Serving Innovation: Seamless Service by Advancing Food Runners with Mobile Manipulation
Sankalp Yamsani, Kevin Gim, Tyler Smithline, Richard Qiu, Roman Mineyev, Kenta Hirashima, Sungmin Kang, Kyungseo Park, Yoon-Koo Kang, Seulbi An, SungHwan Ahn, Joohyung Kim
AI summary
Problem
Current food delivery robots lack manipulation capabilities and still require human intervention for retrieval and placement, limiting their autonomy and utility in dynamic environments like restaurants.
Approach
The authors developed MOMO, a modular mobile manipulator built on a standard serving robot base, featuring three pluggable ports for arms or sensors and independent motorized shoulder lifts to expand vertical reach and workspace.
Key results
- Plug-and-play modular torso with three independent mounting ports
- Independent linear shoulder lifts enabling multi-level manipulation
- CoM-aware ZMP motion controller preventing tipping during dynamic maneuvers
- Validated positioning accuracy (≤10 mm RMSE) and autonomous task adaptation
Why it matters
Enables restaurant and service industries to upgrade existing delivery fleets into fully autonomous manipulators, reducing labor costs and expanding operational capabilities.
Abstract
The Mobile Object Manipulation Operator (MOMO) is an innovative and reconfigurable robotic system that transforms traditional serving robots into mobile manipulators.
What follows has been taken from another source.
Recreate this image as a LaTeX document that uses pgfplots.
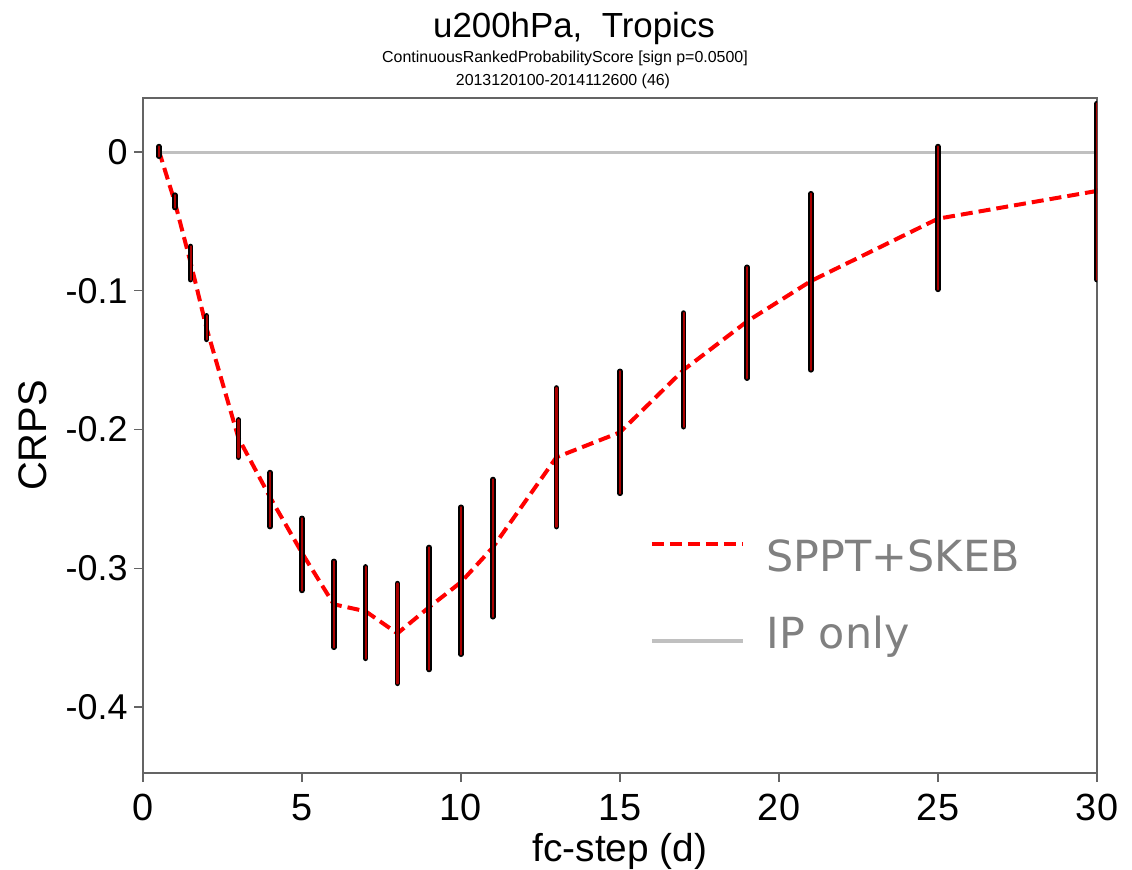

Leveraging the form factor and mobility of serving robots, MOMO integrates up to three pluggable devices, including six-DoF manipulators of varying sizes or a three-DoF sensor head. Its design incorporates two independent shoulder lifts to enhance vertical reach. The adaptability of the system tailors its capabilities to tasks beyond simple object transportation. As opposed to current food delivery robots, MOMO showcases its ability to remove obstructions from the floor and deliver items to recipients without human intervention.